Officials at Anchorage's Joint Base Elmendorf-Richardson sought assistance from JPAC, which sent a team of specialists to Anchorage last week. An eight-member team collected evidence to be further analyzed at JPAC's laboratory in Hawaii.

Only relatively small and light fragments were on the glacier's surface, Dobson said. Members of the recovery team did descend into some of the crevasses, but could not retrieve anything for further study, she said.

"They weren't seeing human remains. They were seeing wreckage. But it wasn't recoverable. It was frozen in ice," she said.

The team did collect pieces of suspected bone matter from the top of the glacier. But it was unclear whether that was related to the crash, nor was it clear that all the debris atop Colony Glacier was from a single air crash, Dobson said.

The plane in question was traveling to Elmendorf from its home base near Tacoma, Washington, when it slammed into the side of Mount Gannett, which rises to about 10,000 feet, according to news accounts at the time.

Six days later, pilots searching the area spotted the tail of the plane protruding from the snow at the mountain's 8,100-foot level, said Doug Beckstead, a historian at Joint Base Elmendorf-Richardson.

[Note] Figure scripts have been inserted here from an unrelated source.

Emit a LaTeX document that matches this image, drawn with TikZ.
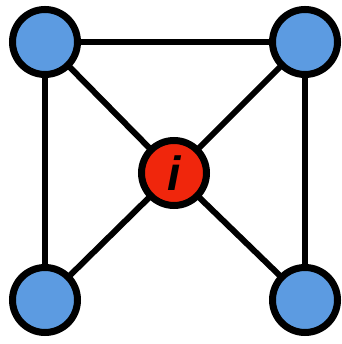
\documentclass[tikz,border=0pt]{standalone}
\usepackage{fontspec}
\setsansfont{Liberation Sans}
\usepackage{tikz}
\usetikzlibrary{backgrounds}
\definecolor{nodeblue}{RGB}{92,155,225}
\definecolor{nodered}{RGB}{240,38,12}
\tikzset{
  vertex/.style={circle, draw=black, line width=7pt, fill=nodeblue, minimum size=65pt, inner sep=0pt},
  hub/.style={vertex, fill=nodered, font=\sffamily\bfseries\itshape\fontsize{48}{48}\selectfont},
  edge/.style={line width=6pt, black},
}

\begin{document}
\begin{tikzpicture}[x=1pt, y=1pt]
\useasboundingbox (0,0) rectangle (341,344);
\node[vertex] (tl) at (45,302) {};
\node[vertex] (tr) at (305,302) {};
\node[vertex] (bl) at (45,44) {};
\node[vertex] (br) at (305,44) {};
\node[hub] (c) at (174,171) {i};
\begin{scope}[on background layer]
\draw[edge] (tl.center) -- (tr.center) -- (br.center);
\draw[edge] (tl.center) -- (bl.center);
\foreach \n in {tl,tr,bl,br}
  \draw[edge] (c.center) -- (\n.center);
\end{scope}
\end{tikzpicture}
\end{document}
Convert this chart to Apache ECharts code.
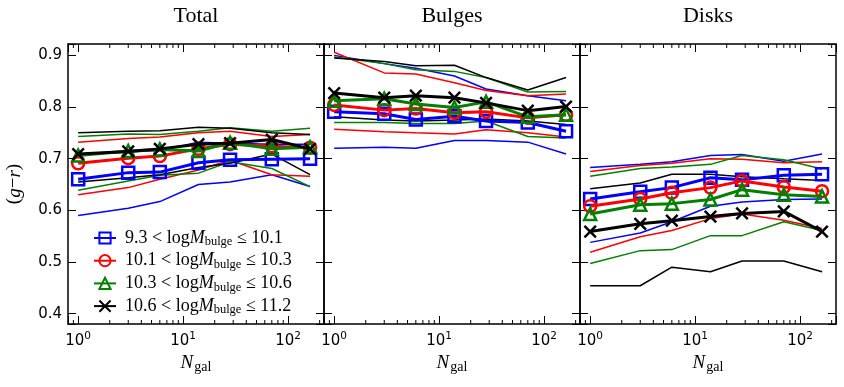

But efforts to recover the bodies or any of the wreckage were called off because of bad weather and multiple dangers in the area, Beckstead said. The wreckage became covered by the falling snow and subsequent avalanches and was lost from view.

Since then, pieces of the plane have been churned up by snow and ice, he said. The spot where the debris was found this month is about 14 miles from the point of impact on Mount Gannett.

"Over the last 60 years, it's just been flowing down that glacier," Beckstead said.